File type Integration process

Until now I had worked only Query type or Time based integration processes. Users who have never worked on Scribe might have never heard of these terms. So, just to give readers a brief idea, scribe supports four types of Integration Processes viz.

1. File Type: The event is triggered when there is a new file activity in the event folder.

2. Query Type: The event is triggered when the source query returns some data.

3. Time based: The event is triggered after fixed intervals set by the Console admin.

4. Queue based: This event is triggered when a new data object is placed in the Scribe input queue.

In one of our latest requirements there was a scenario where there were several production machinery which generates different log files from time to time. These logs have information like start time, chemicals used, amount of chemicals etc. These log files would be placed at some predefined folder on the network.

The Scribe packages were supposed to read from these logs and dump the data into staging tables from where other packages would take them for further processing.

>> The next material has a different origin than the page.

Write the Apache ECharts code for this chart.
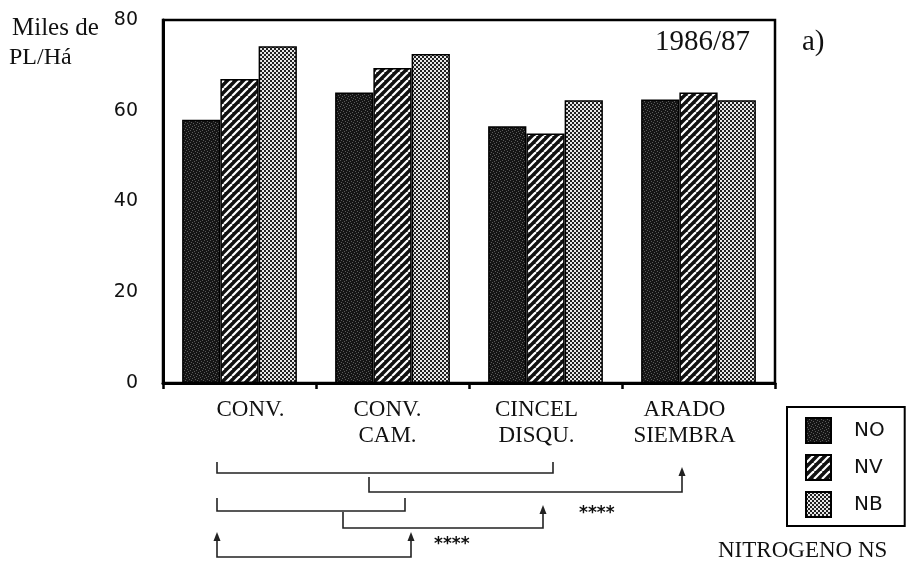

Accordingly, we planned to use the ‘File’ type integration process provided by Scribe. Following are some critical aspects which need to be kept in mind.

1. Remote folder location:  The integration process requires the user to input the folder location and the type of file which needs to be read. Typically this is the location which would raise the event and initiate the integration process.

2. DTS reading Location: The DTS which has the file with a specific schema as source, need not read from the same location as the remote folder location used in the integration process. The DTS can be configured to read from a location which is independent of the remote location. This feature comes in handy when the incoming files come with a different file name every time. The integration process will raise event every time a file is placed in the folder. But the DTS will read only from the filename which was entered at the time of development.

This can be handled by copying and renaming the file to the DTS location. This can be achieved using a simple Batch file or a .Net exe. The script/exe can be run as a pre-run process in the integration process.

3. Trigger on regular intervals: It may so happen that more than one file is placed on the remote location at a time. But the DTS is capable to read only a single file at a time. To handle such issues, Scribe integration process has the facility to trigger by itself after a given interval of time. Using this feature and some custom queuing logic the problem of multiple files can be resolved.

Scribe Insight: Multiple sleeping processes on SQL Server.

Yesterday we were facing a severe performance issue on our SQL Server. We have a table in which one of our scribe DTS package pushes data before inserting it into MS-CRM. For some unknown reason the data was not getting inserted (Investigation on this issue would be posted in a different blog shortly). While investigating the issue, we were required to delete the data in the table so as to start with new set of data.

But somehow the data was not getting deleted. We even tried Truncating the table, but were unable to get through. However the system was not giving any error. This made us think that there is some sort of Deadlock being created on the table. Some process has lock on the data and is not releasing it.

On using the “sp_who2” command on the SQL editor, we found there are more than 200 processes being created by scribe. We thought that these processes were the reason why the performance was getting hampered. So many processes trying to access the same resource is bound create performance issue. We were also concerned whether the number of connections would go on increasing every time the scheduled package is run. Since these processes would keep on consuming precious memory and eventually exhausting all the resources and leading to memory leaks.

On further investigation we found out that scribe creates these processes to make sure memory is cached and is available to respond quickly to an actual process request. Most of these processes were in sleeping mode and were waiting for commands. One more interesting observation was that all of these sleeping processes were pointing to the ScribeInternal database. There were few other processes which were pointing to our custom databases and few of them were suspended, because of the deadlock issue. The system started working again after manually killing these processes.

The scribe processes only awakes when there is certain task to be done and hence do not consume any additional resources. These processes are being monitored by the Scribe Monitor Service.